§ **TASK TO COMPLETE**:
Retype the opening lines of the data exactly, stopping after the line that contains "const chart = echarts.init(document.getElementById('chart'));". Skip every picture.

§ **DATASET RECORDS**:
***
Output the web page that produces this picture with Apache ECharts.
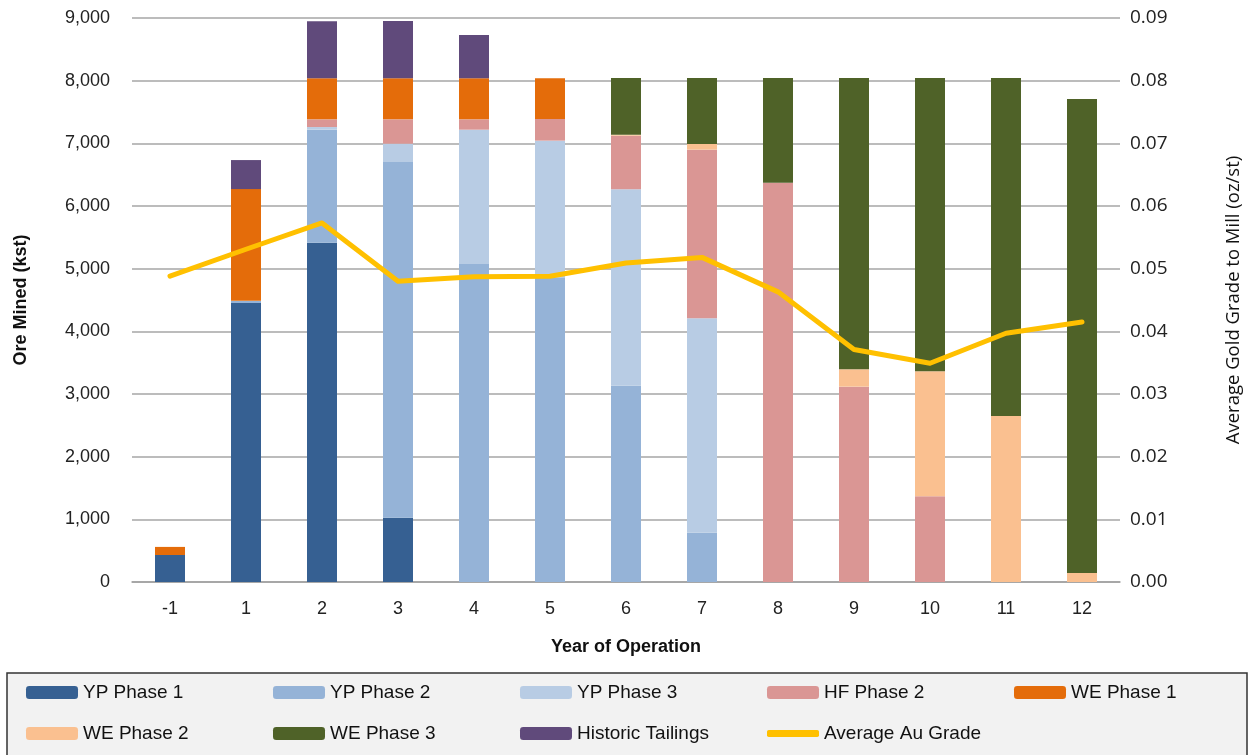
<!DOCTYPE html>
<html>
<head>
<meta charset="utf-8">
<script src="https://cdn.jsdelivr.net/npm/echarts@6/dist/echarts.min.js"></script>
<style>
  html, body { margin: 0; padding: 0; background: #fff; }
  #chart { width: 1251px; height: 755px; }
</style>
</head>
<body>
<div id="chart"></div>
<script>
// years of operation (x axis)
const years = ['-1', '1', '2', '3', '4', '5', '6', '7', '8', '9', '10', '11', '12'];

// ore mined per source, kst
const ypPhase1 = [431, 4452, 5414, 1026, 0, 0, 0, 0, 0, 0, 0, 0, 0];
const ypPhase2 = [0, 35, 1804, 5676, 5074, 4851, 3133, 787, 0, 0, 0, 0, 0];
const ypPhase3 = [0, 0, 42, 292, 2144, 2192, 3133, 3421, 0, 0, 0, 0, 0];
const hfPhase2 = [0, 0, 123, 389, 165, 345, 856, 2691, 6372, 3117, 1368, 0, 0];
const wePhase1 = [129, 1783, 654, 654, 654, 649, 0, 0, 0, 0, 0, 0, 0];
const wePhase2 = [0, 0, 0, 0, 0, 0, 16, 90, 0, 277, 1994, 2649, 144];
const wePhase3 = [0, 0, 0, 0, 0, 0, 904, 1053, 1670, 4648, 4680, 5393, 7565];
const historicTailings = [0, 463, 910, 915, 691, 0, 0, 0, 0, 0, 0, 0, 0];

// average gold grade to mill, oz/st
const avgAuGrade = [0.0488, 0.0531, 0.0573, 0.0480, 0.0487, 0.0488, 0.0509, 0.0518, 0.0463, 0.0371, 0.0349, 0.0397, 0.0415];

const barSeries = [
  { name: 'YP Phase 1', data: ypPhase1, color: '#366092' },
  { name: 'YP Phase 2', data: ypPhase2, color: '#95b3d7' },
  { name: 'YP Phase 3', data: ypPhase3, color: '#b8cce4' },
  { name: 'HF Phase 2', data: hfPhase2, color: '#da9694' },
  { name: 'WE Phase 1', data: wePhase1, color: '#e46c0a' },
  { name: 'WE Phase 2', data: wePhase2, color: '#fac090' },
  { name: 'WE Phase 3', data: wePhase3, color: '#4f6228' },
  { name: 'Historic Tailings', data: historicTailings, color: '#604a7b' },
];

const lineName = 'Average Au Grade';
const legendNames = barSeries.map(s => s.name).concat([lineName]);

const FONT = '"Liberation Sans", Arial, sans-serif';
const FONT_R = '"Open Sans", "Noto Sans", sans-serif';

const chart = echarts.init(document.getElementById('chart'));

// one legend per item so the columns line up like the original
const legends = legendNames.map((name, i) => {
  const isLine = name === lineName;
  return {
    data: [isLine ? { name, icon: 'roundRect' } : name],
    left: 26 + (i % 5) * 247,
    top: i < 5 ? 683 : 724,
    padding: 0,
    itemWidth: 52,
    itemHeight: isLine ? 7 : 13,
    itemGap: 0,
    textStyle: { fontFamily: FONT, fontSize: 19, color: '#111' },
  };
});

const series = barSeries.map(s => ({
  name: s.name,
  type: 'bar',
  stack: 'ore',
  barWidth: 30,
  data: s.data,
  itemStyle: { color: s.color },
  emphasis: { disabled: true },
}));

series.push({
  name: lineName,
  type: 'line',
  yAxisIndex: 1,
  data: avgAuGrade,
  symbol: 'none',
  lineStyle: { color: '#ffc000', width: 5, join: 'round', cap: 'round' },
  itemStyle: { color: '#ffc000' },
  z: 5,
});

chart.setOption({
  animation: false,
  grid: { left: 132, right: 131, top: 18, bottom: 173 },
  graphic: [{
    type: 'rect',
    shape: { x: 7, y: 673, width: 1240, height: 90 },
    style: { fill: '#f2f2f2', stroke: '#333', lineWidth: 1.5 },
    z: -1,
  }],
  legend: legends,
  xAxis: {
    type: 'category',
    data: years,
    name: 'Year of Operation',
    nameLocation: 'middle',
    nameGap: 56,
    nameTextStyle: { fontFamily: FONT, fontSize: 18, fontWeight: 'bold', color: '#111' },
    axisLine: { lineStyle: { color: '#a0a0a0', width: 1.5 } },
    axisTick: { show: false },
    axisLabel: { fontFamily: FONT, fontSize: 18, color: '#222', margin: 18 },
  },
  yAxis: [{
    type: 'value',
    min: 0,
    max: 9000,
    interval: 1000,
    name: 'Ore Mined (kst)',
    nameLocation: 'middle',
    nameGap: 102,
    nameTextStyle: { fontFamily: FONT, fontSize: 18, fontWeight: 'bold', color: '#111' },
    axisLine: { show: false },
    axisTick: { show: false },
    axisLabel: { fontFamily: FONT, fontSize: 18, color: '#222', margin: 22 },
    splitLine: { lineStyle: { color: '#a6a6a6', width: 1.5 } },
  }, {
    type: 'value',
    min: 0,
    max: 0.09,
    interval: 0.01,
    name: 'Average Gold Grade to Mill (oz/st)',
    nameLocation: 'middle',
    nameGap: 104,
    nameTextStyle: { fontFamily: FONT_R, fontSize: 18.5, color: '#111' },
    axisLine: { show: false },
    axisTick: { show: false },
    axisLabel: {
      fontFamily: FONT_R, fontSize: 19, color: '#222', margin: 10,
      formatter: v => v.toFixed(2),
    },
    splitLine: { show: false },
  }],
  series,
});
</script>
</body>
</html>
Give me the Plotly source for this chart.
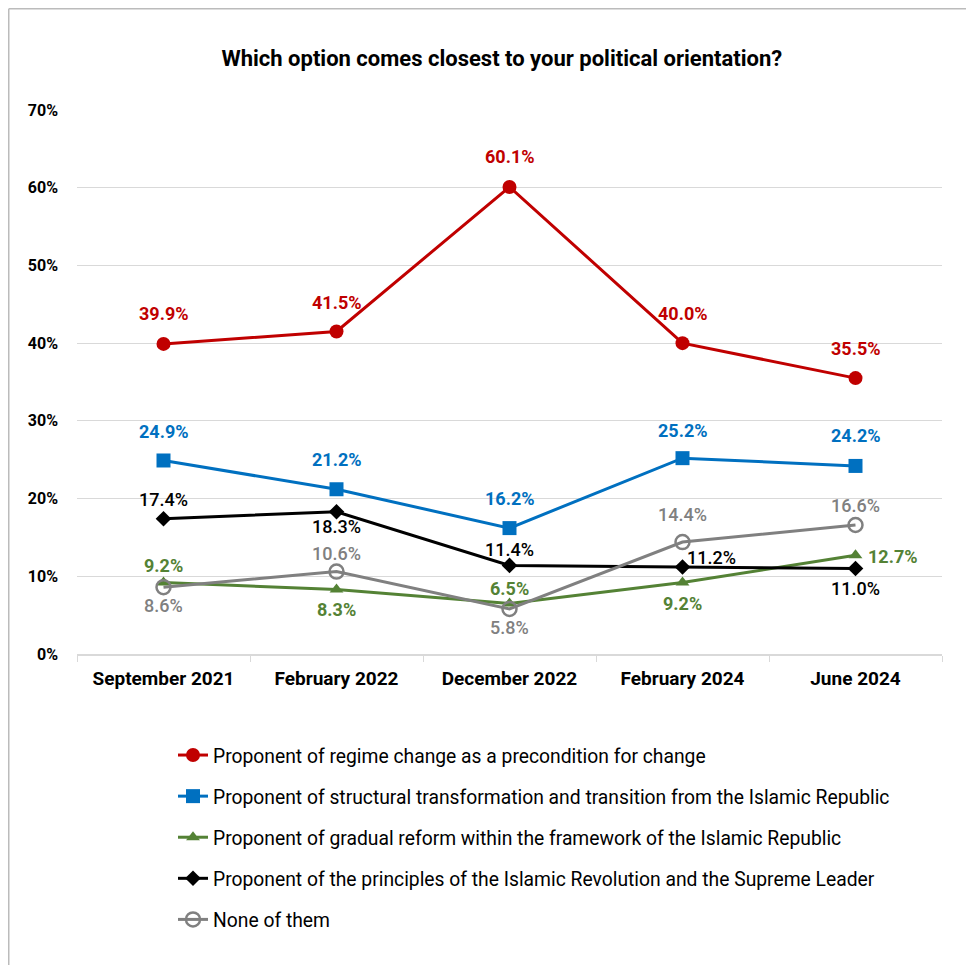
***
§ **CORRECT OUTPUT**:
Output the web page that produces this picture with Apache ECharts.
<!DOCTYPE html>
<html>
<head>
<meta charset="utf-8">
<script src="https://cdn.jsdelivr.net/npm/echarts@6/dist/echarts.min.js"></script>
<style>
  html, body { margin: 0; padding: 0; background: #fff; }
  #chart { width: 1251px; height: 755px; }
</style>
</head>
<body>
<div id="chart"></div>
<script>
// years of operation (x axis)
const years = ['-1', '1', '2', '3', '4', '5', '6', '7', '8', '9', '10', '11', '12'];

// ore mined per source, kst
const ypPhase1 = [431, 4452, 5414, 1026, 0, 0, 0, 0, 0, 0, 0, 0, 0];
const ypPhase2 = [0, 35, 1804, 5676, 5074, 4851, 3133, 787, 0, 0, 0, 0, 0];
const ypPhase3 = [0, 0, 42, 292, 2144, 2192, 3133, 3421, 0, 0, 0, 0, 0];
const hfPhase2 = [0, 0, 123, 389, 165, 345, 856, 2691, 6372, 3117, 1368, 0, 0];
const wePhase1 = [129, 1783, 654, 654, 654, 649, 0, 0, 0, 0, 0, 0, 0];
const wePhase2 = [0, 0, 0, 0, 0, 0, 16, 90, 0, 277, 1994, 2649, 144];
const wePhase3 = [0, 0, 0, 0, 0, 0, 904, 1053, 1670, 4648, 4680, 5393, 7565];
const historicTailings = [0, 463, 910, 915, 691, 0, 0, 0, 0, 0, 0, 0, 0];

// average gold grade to mill, oz/st
const avgAuGrade = [0.0488, 0.0531, 0.0573, 0.0480, 0.0487, 0.0488, 0.0509, 0.0518, 0.0463, 0.0371, 0.0349, 0.0397, 0.0415];

const barSeries = [
  { name: 'YP Phase 1', data: ypPhase1, color: '#366092' },
  { name: 'YP Phase 2', data: ypPhase2, color: '#95b3d7' },
  { name: 'YP Phase 3', data: ypPhase3, color: '#b8cce4' },
  { name: 'HF Phase 2', data: hfPhase2, color: '#da9694' },
  { name: 'WE Phase 1', data: wePhase1, color: '#e46c0a' },
  { name: 'WE Phase 2', data: wePhase2, color: '#fac090' },
  { name: 'WE Phase 3', data: wePhase3, color: '#4f6228' },
  { name: 'Historic Tailings', data: historicTailings, color: '#604a7b' },
];

const lineName = 'Average Au Grade';
const legendNames = barSeries.map(s => s.name).concat([lineName]);

const FONT = '"Liberation Sans", Arial, sans-serif';
const FONT_R = '"Open Sans", "Noto Sans", sans-serif';

const chart = echarts.init(document.getElementById('chart'));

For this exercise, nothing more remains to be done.